Much of the talk today was about the idea of being a team / an army – serving together in various roles. Like with any organization, it is not just about the people who are public and on the front lines. It takes a support structure. I estimate that we have given about $2,000,000 to missions projects and people in the years I’ve been here. For a large church, that is not much … but it is a big number for us. It is equal to about all the money spent on our facilities purchases and construction. And in other terms, our mortgage payment is now in the lower 400,000s.

But today surely reminds me that it is worth it all to have a worldwide focus. God does; we should.

A Surprise for the Geigers

I did something in church yesterday that I’ve been planning for some time – to pull a surprise on our friends Lyle and Miget Geiger.

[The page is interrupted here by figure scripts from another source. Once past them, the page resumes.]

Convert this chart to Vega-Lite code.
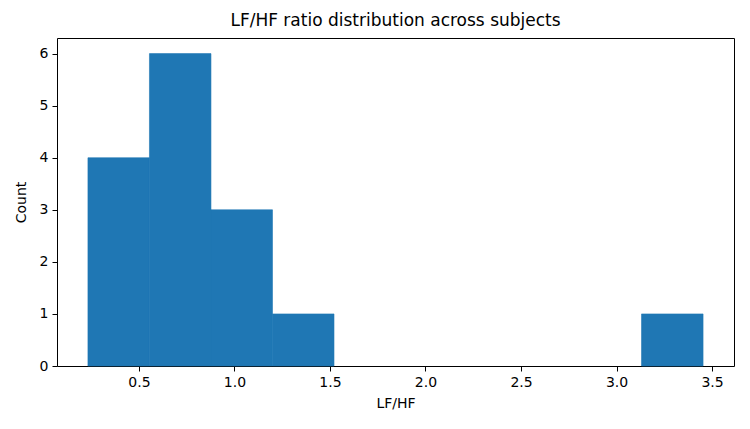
{
  "$schema": "https://vega.github.io/schema/vega-lite/v6.json",
  "width": 677,
  "height": 328,
  "autosize": {"type": "none"},
  "padding": {"left": 57, "top": 38, "right": 16, "bottom": 63},
  "background": "white",
  "title": {"text": "LF/HF ratio distribution across subjects", "fontSize": 17, "font": "DejaVu Sans", "fontWeight": "normal", "color": "black", "offset": 8},
  "config": {
    "view": {"stroke": "black", "strokeWidth": 1},
    "axis": {
      "labelFont": "DejaVu Sans", "titleFont": "DejaVu Sans",
      "labelFontSize": 14, "titleFontSize": 14, "titleFontWeight": "normal",
      "labelColor": "black", "titleColor": "black",
      "tickColor": "black", "tickSize": 5, "domain": false, "grid": false,
      "labelPadding": 4
    }
  },
  "data": {"values": [
    {"bin_start": 0.233, "bin_end": 0.555, "count": 4},
    {"bin_start": 0.555, "bin_end": 0.877, "count": 6},
    {"bin_start": 0.877, "bin_end": 1.199, "count": 3},
    {"bin_start": 1.199, "bin_end": 1.521, "count": 1},
    {"bin_start": 1.521, "bin_end": 1.843, "count": 0},
    {"bin_start": 1.843, "bin_end": 2.165, "count": 0},
    {"bin_start": 2.165, "bin_end": 2.487, "count": 0},
    {"bin_start": 2.487, "bin_end": 2.809, "count": 0},
    {"bin_start": 2.809, "bin_end": 3.131, "count": 0},
    {"bin_start": 3.131, "bin_end": 3.453, "count": 1}
  ]},
  "transform": [{"filter": "datum.count > 0"}],
  "mark": {"type": "bar", "color": "#1f77b4", "stroke": "#1f77b4", "strokeWidth": 0.6},
  "encoding": {
    "x": {"field": "bin_start", "type": "quantitative", "title": "LF/HF",
      "scale": {"domain": [0.071, 3.615], "nice": false, "zero": false},
      "axis": {"values": [0.5, 1.0, 1.5, 2.0, 2.5, 3.0, 3.5], "format": ".1f", "titlePadding": 7}},
    "x2": {"field": "bin_end"},
    "y": {"field": "count", "type": "quantitative", "title": "Count",
      "scale": {"domain": [0, 6.3], "nice": false},
      "axis": {"values": [0, 1, 2, 3, 4, 5, 6], "titlePadding": 11}},
    "y2": {"datum": 0}
  }
}
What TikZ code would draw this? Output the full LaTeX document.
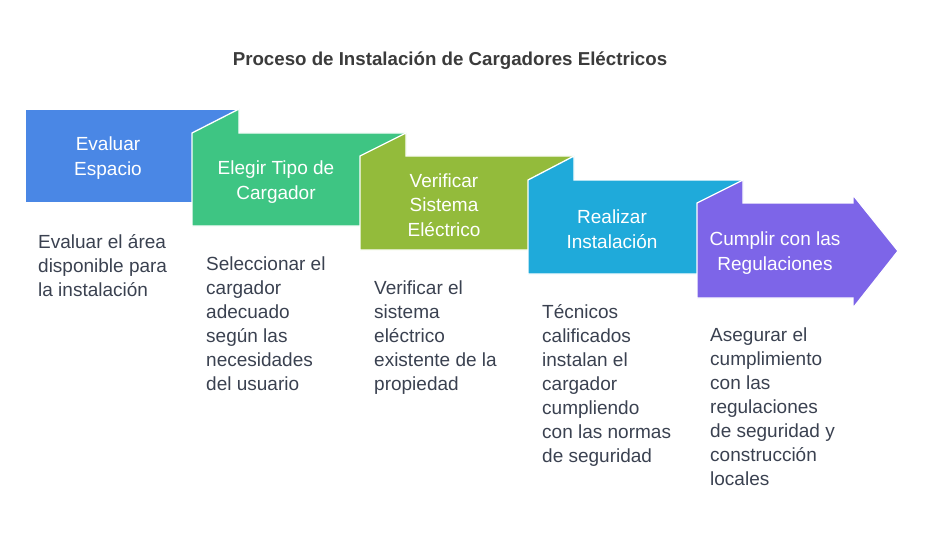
\documentclass[tikz,border=0pt]{standalone}
\usepackage{fontspec}
\setmainfont{Liberation Sans}
\usetikzlibrary{positioning}
\definecolor{evalblue}{RGB}{74,135,229}
\definecolor{choosegreen}{RGB}{62,197,131}
\definecolor{checklime}{RGB}{147,187,59}
\definecolor{installcyan}{RGB}{31,170,218}
\definecolor{rulepurple}{RGB}{125,101,232}
\definecolor{notegray}{RGB}{58,65,80}
\definecolor{titlegray}{RGB}{59,59,59}

\begin{document}
\begin{tikzpicture}[x=1pt,y=-1pt,
    stepshape/.style={draw=white,line width=1.3pt,line join=miter},
    steptitle/.style={text=white,align=center,inner sep=0pt,
        font=\fontsize{19}{24.5}\selectfont},
    stepnote/.style={text=notegray,align=left,anchor=north west,inner sep=0pt,
        font=\fontsize{19}{24}\selectfont}]
    \useasboundingbox (0,0) rectangle (925,540);
    \node[text=titlegray,font=\bfseries\fontsize{18.7}{22}\selectfont] (title)
        at (450,61) {Proceso de Instalación de Cargadores Eléctricos};

    % steps, each one folded over the one before
    \filldraw[stepshape,fill=evalblue] (25,109) rectangle (239,203);
    \filldraw[stepshape,fill=choosegreen] (192,133) -- ++(47,-24) -- ++(0,24)
        -- (406,133) -- (406,226) -- (192,226) -- cycle;
    \filldraw[stepshape,fill=checklime] (360,156) -- ++(46,-23) -- ++(0,23)
        -- (574,156) -- (574,250) -- (360,250) -- cycle;
    \filldraw[stepshape,fill=installcyan] (528,180) -- ++(46,-24) -- ++(0,24)
        -- (743,180) -- (743,274) -- (528,274) -- cycle;
    \filldraw[stepshape,fill=rulepurple] (697,203) -- ++(46,-23) -- ++(0,23)
        -- (853,203) -- (853,195) -- (898,251) -- (853,308) -- (853,298)
        -- (697,298) -- cycle;

    \node[steptitle] (evaluar) at (108,158) {Evaluar\\Espacio};
    \node[steptitle] (elegir) at (276,182) {Elegir Tipo de\\Cargador};
    \node[steptitle] (verificar) at (444,205) {Verificar\\Sistema\\Eléctrico};
    \node[steptitle] (realizar) at (612,229) {Realizar\\Instalación};
    \node[steptitle] (cumplir) at (775,253) {Cumplir con las\\Regulaciones};

    % descriptions under the steps
    \node[stepnote] (evaluarnote) at (38,234)
        {Evaluar el área\\disponible para\\la instalación};
    \node[stepnote] (elegirnote) at (206,257)
        {Seleccionar el\\cargador\\adecuado\\según las\\necesidades\\del usuario};
    \node[stepnote] (verificarnote) at (374,281)
        {Verificar el\\sistema\\eléctrico\\existente de la\\propiedad};
    \node[stepnote] (realizarnote) at (542,304)
        {Técnicos\\calificados\\instalan el\\cargador\\cumpliendo\\con las normas\\de seguridad};
    \node[stepnote] (cumplirnote) at (710,328)
        {Asegurar el\\cumplimiento\\con las\\regulaciones\\de seguridad y\\construcción\\locales};
\end{tikzpicture}
\end{document}
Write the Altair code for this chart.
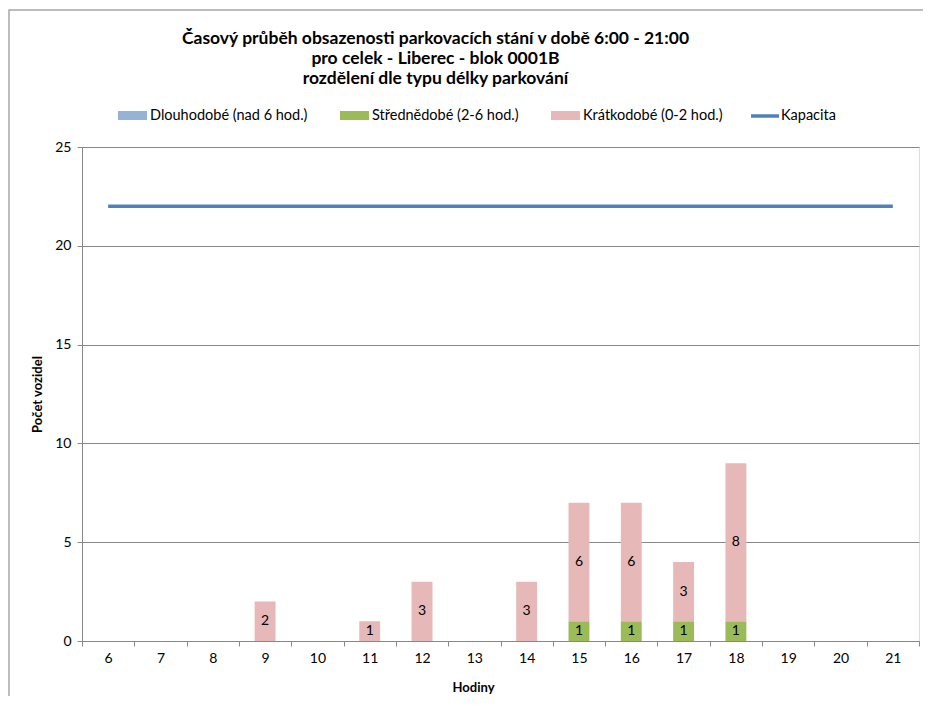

The Geigers moved to our area a couple years ago from the Lehigh Valley, as Lyle works for Volvo. When in Allentown, they attended our denomination’s church there – Faith Evangelical Free in Wescoesville (just west of Allentown). As you may recall, this is the home of my wife Diana, and is not that far from where I grew up. Faith has always been a rather large church, and even when I was a teenager, I’d often go to concerts there – as this church hosted many of the best-known Christian musicians of the time.

The Geigers have three married sons – one of whom serves in the Orlando, Florida area at a very large church (Northland Church – Joel Hunter pastor). He is on the musical/worship staff (yes, lots of people). He is an outstanding keyboard player, songwriter, and singer. At various times, his songs have been a part of their worship services and may be seen in the media section of their web page.

So, for the 11:00 song to gather people for the iGrow session, I had Diana (in the sound room) connect to one of these links and project the song. It was fun for me to watch the Geigers go to their seat and sort of begin to realize that, hey, their son was playing on the projection!  Lyle told me later that Miget said to him, “That sounds like one of the songs Pete has written.”  And then, looking at the screen, he said, “It is Pete; there he is!”  So that was fun for me to watch.

An extra connection of this family to our church is through the Craver family. Fred and Norma’s son and family attended Faith in Allentown, and the Craver’s granddaughter was a very good singer who grew up in the youth group together with the Geiger’s son – doing some music things together as well.